Newcastle Port Corporation is understood to be seeking more information from the government about the implications of the privatisation move for its own plans.
The state cabinet agreed last week to lease for 99 years Port Botany and Wollongong’s Port Kembla, following the completion of a scoping study that was commissioned to determine the process and consider the financial implications.
Under the plans Port Kembla, not Newcastle as had been promised by the former Labor government, would handle the future overflow of containers from Port Botany after it was found to be a more cost-effective option.

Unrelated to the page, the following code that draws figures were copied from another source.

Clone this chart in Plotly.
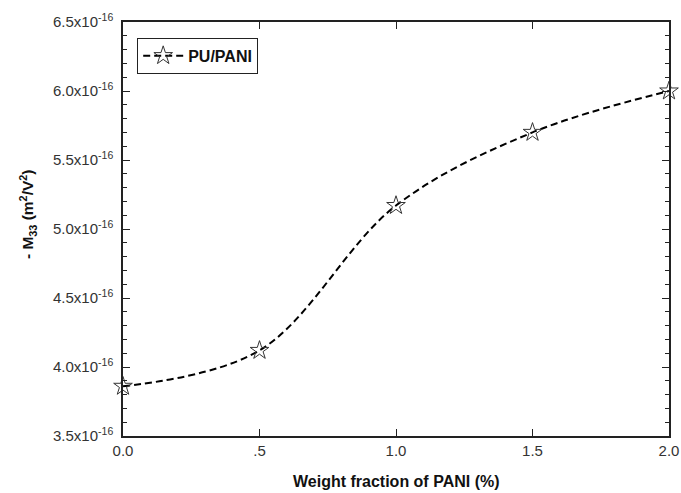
import plotly.graph_objects as go

weight_fraction = [0.0, 0.5, 1.0, 1.5, 2.0]
m33 = [3.86e-16, 4.12e-16, 5.17e-16, 5.70e-16, 6.00e-16]

y_tickvals = [3.5e-16, 4.0e-16, 4.5e-16, 5.0e-16, 5.5e-16, 6.0e-16, 6.5e-16]
y_ticktext = ["3.5x10<sup>-16</sup>", "4.0x10<sup>-16</sup>", "4.5x10<sup>-16</sup>",
              "5.0x10<sup>-16</sup>", "5.5x10<sup>-16</sup>", "6.0x10<sup>-16</sup>",
              "6.5x10<sup>-16</sup>"]
x_tickvals = [0.0, 0.5, 1.0, 1.5, 2.0]
x_ticktext = ["0.0", ".5", "1.0", "1.5", "2.0"]

fig = go.Figure()
fig.add_trace(go.Scatter(
    x=weight_fraction, y=m33, mode="lines+markers", name="<b>PU/PANI</b>",
    line=dict(color="black", width=2, dash="7px,4px", shape="spline", smoothing=1.0),
    marker=dict(symbol="star-open", size=14, color="#333333", line=dict(width=1)),
    cliponaxis=False,
))

font_family = "Liberation Sans, Arial, sans-serif"
fig.update_layout(
    width=681, height=493,
    margin=dict(l=123, r=12, t=22, b=57),
    paper_bgcolor="white", plot_bgcolor="white",
    font=dict(family=font_family, size=14, color="#222222"),
    showlegend=True,
    legend=dict(x=0.026, y=0.962, xanchor="left", yanchor="top",
                bordercolor="#222222", borderwidth=1, bgcolor="white",
                itemwidth=40, tracegroupgap=0,
                font=dict(size=16, color="#111111")),
    xaxis=dict(
        range=[0, 2.0], tickvals=x_tickvals, ticktext=x_ticktext,
        ticks="inside", ticklen=7, tickwidth=1, tickcolor="#222222",
        showline=True, linecolor="#222222", linewidth=1.5, mirror="allticks",
        showgrid=False, zeroline=False, automargin=False,
        tickfont=dict(size=15, color="#333333"),
    ),
    yaxis=dict(
        range=[3.5e-16, 6.5e-16], tickvals=y_tickvals, ticktext=y_ticktext,
        ticks="inside", ticklen=7, tickwidth=1, tickcolor="#222222",
        minor=dict(ticks="inside", ticklen=4, dtick=0.1e-16, tick0=3.5e-16,
                   tickcolor="#222222", showgrid=False),
        showline=True, linecolor="#222222", linewidth=1.5, mirror="allticks",
        showgrid=False, zeroline=False, automargin=False,
        ticklabelstandoff=5,
        tickfont=dict(size=15, color="#333333"),
    ),
    annotations=[
        dict(text="<b>Weight fraction of PANI (%)</b>", xref="paper", yref="paper",
             x=0.5, y=-0.109, xanchor="center", yanchor="middle", showarrow=False,
             font=dict(size=16, color="#111111")),
        dict(text="<b>- M<sub>33</sub> (m<sup>2</sup>/V<sup>2</sup>)</b>", xref="paper", yref="paper",
             x=-0.174, y=0.536, xanchor="center", yanchor="middle", showarrow=False,
             textangle=-90, font=dict(size=15.5, color="#111111")),
    ],
)

fig.write_html("out.html", config={"displayModeBar": False},
               post_script="document.body.style.margin='0';document.body.style.overflow='hidden';")
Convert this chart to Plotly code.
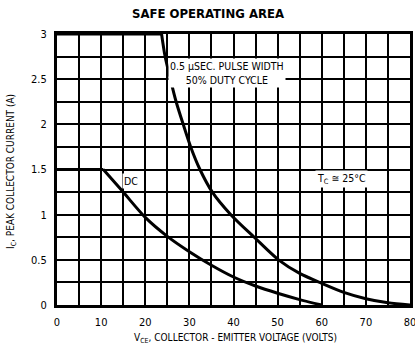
import plotly.graph_objects as go

pulse_v = [0, 23.7, 24.5, 25.7, 27.0, 28.6, 30.3, 32.4, 35.2, 39.4, 44.7, 50.2, 55.0, 60.0, 65.0, 70.0, 75.0, 80.0]
pulse_i = [3.0, 3.0, 2.75, 2.5, 2.25, 2.0, 1.75, 1.5, 1.25, 1.0, 0.75, 0.5, 0.35, 0.24, 0.14, 0.07, 0.025, 0.0]

dc_v = [0, 10.5, 15, 20, 25, 30, 35, 40, 45, 50, 55, 60]
dc_i = [1.5, 1.5, 1.25, 0.97, 0.76, 0.59, 0.44, 0.31, 0.21, 0.13, 0.06, 0.0]

x_ticks = [0, 10, 20, 30, 40, 50, 60, 70, 80]
y_ticks = [0, 0.5, 1, 1.5, 2, 2.5, 3]
y_tick_text = ["0", "0.5", "1", "1.5", "2", "2.5", "3"]

FONT = "Liberation Sans Narrow, DejaVu Sans Condensed, Arial Narrow, sans-serif"

W, H = 415, 347
L, R, T, B = 57, 5, 34, 42
pw = W - L - R
ph = H - T - B


def px_x(px):
    return (px - L) / pw


def px_y(py):
    return (H - B - py) / ph


fig = go.Figure()
line_style = dict(color="black", width=3)
# flat parts (straight) + curved parts (spline)
fig.add_trace(go.Scatter(x=pulse_v[:2], y=pulse_i[:2], mode="lines", line=line_style,
                         showlegend=False, hoverinfo="skip"))
fig.add_trace(go.Scatter(x=pulse_v[1:], y=pulse_i[1:], mode="lines",
                         line=dict(**line_style, shape="spline", smoothing=0.8),
                         showlegend=False, hoverinfo="skip"))
fig.add_trace(go.Scatter(x=dc_v[:2], y=dc_i[:2], mode="lines", line=line_style,
                         showlegend=False, hoverinfo="skip"))
fig.add_trace(go.Scatter(x=dc_v[1:], y=dc_i[1:], mode="lines",
                         line=dict(**line_style, shape="spline", smoothing=0.8),
                         showlegend=False, hoverinfo="skip"))

axis_common = dict(showline=True, linecolor="black", linewidth=3, mirror=True,
                   showgrid=True, gridcolor="black", gridwidth=1.5, zeroline=False,
                   ticks="outside", tickcolor="rgba(0,0,0,0)", ticklen=5,
                   tickfont=dict(family=FONT, size=11, color="black"),
                   ticklabeloverflow="allow",
                   automargin=False, fixedrange=True)

fig.update_xaxes(range=[0, 80], tickvals=x_ticks,
                 minor=dict(dtick=5, tick0=0, showgrid=True, gridcolor="black", gridwidth=1.5),
                 **axis_common)
fig.update_yaxes(range=[0, 3], tickvals=y_ticks, ticktext=y_tick_text,
                 minor=dict(dtick=0.25, tick0=0, showgrid=True, gridcolor="black", gridwidth=1.5),
                 **axis_common)

ann_font = dict(family=FONT, size=10.5, color="black")
fig.add_annotation(x=38.5, y=2.57, text="0.5 μSEC. PULSE WIDTH<br>50% DUTY CYCLE",
                   showarrow=False, font=ann_font, bgcolor="white", borderpad=1,
                   xanchor="center")
fig.add_annotation(x=16.8, y=1.37, text="DC", showarrow=False, font=ann_font,
                   bgcolor="white", borderpad=1)
fig.add_annotation(x=64.5, y=1.39, text="T<sub>C</sub> ≅ 25°C", showarrow=False,
                   font=ann_font, bgcolor="white", borderpad=1)

fig.add_annotation(xref="paper", yref="paper", x=px_x(236), y=px_y(338),
                   xanchor="center", yanchor="middle",
                   text="V<sub>CE</sub>, COLLECTOR - EMITTER VOLTAGE (VOLTS)",
                   showarrow=False, font=dict(family=FONT, size=10, color="black"))
fig.add_annotation(xref="paper", yref="paper", x=px_x(11), y=px_y(172),
                   xanchor="center", yanchor="middle",
                   text="I<sub>C</sub>, PEAK COLLECTOR CURRENT (A)", textangle=-90,
                   showarrow=False, font=dict(family=FONT, size=10, color="black"))

fig.update_layout(
    width=W, height=H,
    margin=dict(l=L, r=R, t=T, b=B),
    paper_bgcolor="white", plot_bgcolor="white",
    title=dict(text="<b>SAFE OPERATING AREA</b>", x=208 / W, xanchor="center",
               y=1 - 13 / H, yanchor="middle",
               font=dict(family=FONT, size=13, color="black")),
)

fig.write_html("out.html", config={"displayModeBar": False},
               post_script="document.body.style.margin='0';document.body.style.overflow='hidden';")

Newcastle Stevedores and Anglo Ports were part of a consortium that had submitted to the former government a $600 million private-sector development proposal that would entail various uses for the Mayfield site, including a container terminal.
Anglo Ports chairman Captain Richard Setchell said yesterday he was awaiting advice from the government about the implications of the privatisation.
The need to diversify the Port of Newcastle was cited among the government’s reasons for rejecting early this year an unsolicited proposal from the Nathan Tinkler-owned Hunter Ports for a $2.5 billion coal-loader at the Mayfield site.
The container idea has been at the centre of Newcastle Port Corporation’s own plans for the site, which have been given draft approval by the NSW Planning Department.
However, the state’s ports strategy is expected to be overhauled to reflect Newcastle’s coal-dominated fate following the lease of the other ports.